Im eigens eingerichteten Trainingszentrum am Container-Terminal Altenwerder (CTA) in Hamburg stehen virtuelle Lernwelten im Vordergrund. Herzstück des Zentrums ist eine große Videowand mit sechs Bildschirmen, die zusammen mit mehreren Kontrollpulten als Leitstand dient. Ein weiterer Raum ist mit einem Fernsteuerstand für Containerbrücken, Lager- und Bahnkräne ausgestattet, während in einem separaten Raum Virtual-Reality-Anwendungen für immersive Schulungen genutzt werden können.

30 Prozent

produktiver sind ferngesteuerte Containerbrücken. Remote-Kranführer, die mit einem Joystick bewaffnet am Bildschirm arbeiten, sind schneller, effizienter und damit kostengünstiger.

Quelle: Hamburger Hafen und Logistik AG

Die Räume am CTA sind mit anderen Seehafen-Standorten vernetzt, sodass Teilnehmende sich standortübergreifend in einer gemeinsamen virtuellen Trainingsumgebung begegnen können. Rund 11.500 Beschäftigte in den deutschen Seehäfen sollen so auf den Strukturwandel vorbereitet werden.

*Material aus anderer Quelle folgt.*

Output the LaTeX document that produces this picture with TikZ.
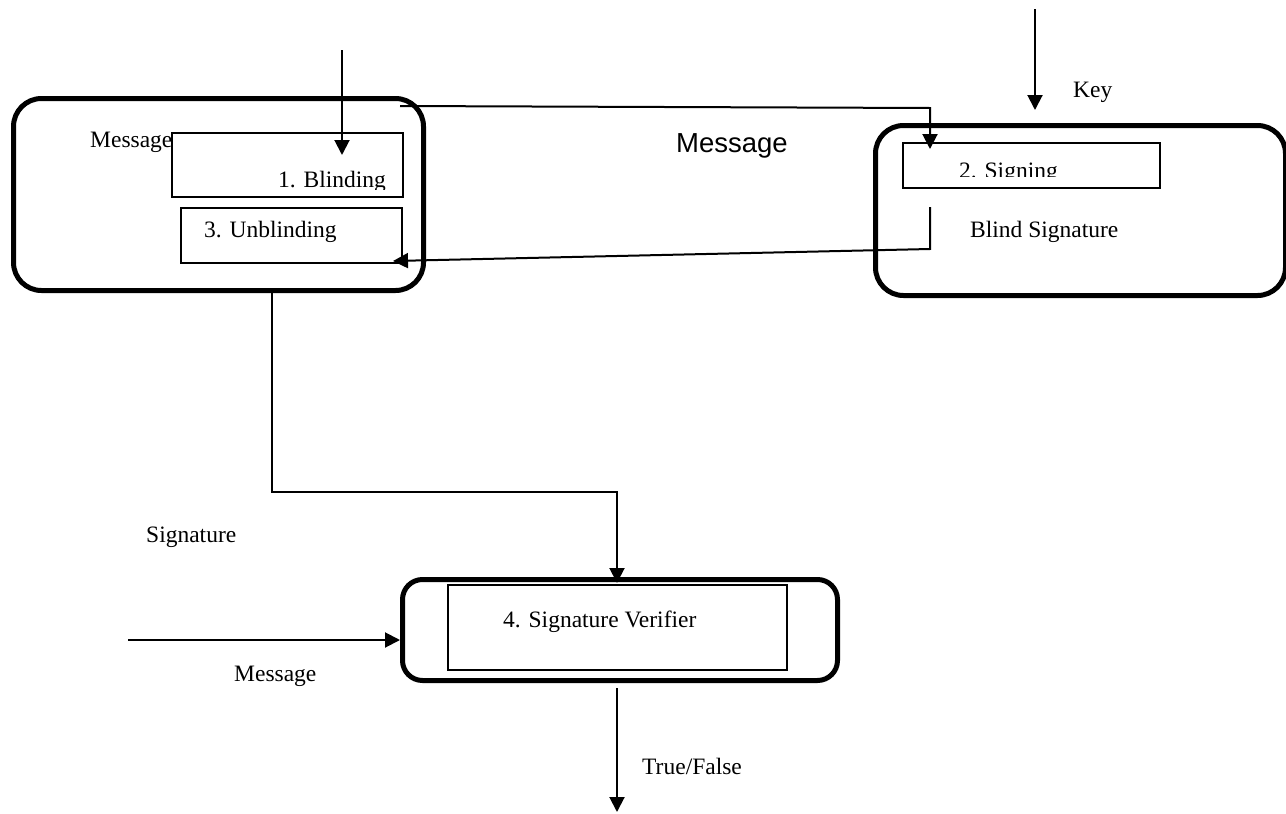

„Die Hafenarbeit der Zukunft wird andere Fertigkeiten verlangen. Den Umgang mit digitaler Technik und IT-Prozessen, die Fähigkeit zu abstrahieren und eine neue Form der Konzentration und Kommunikation in einem vernetzten System.“

Thomas Lührs, Projektleiter bei PortSkill
Fallen Arbeitsplätze weg?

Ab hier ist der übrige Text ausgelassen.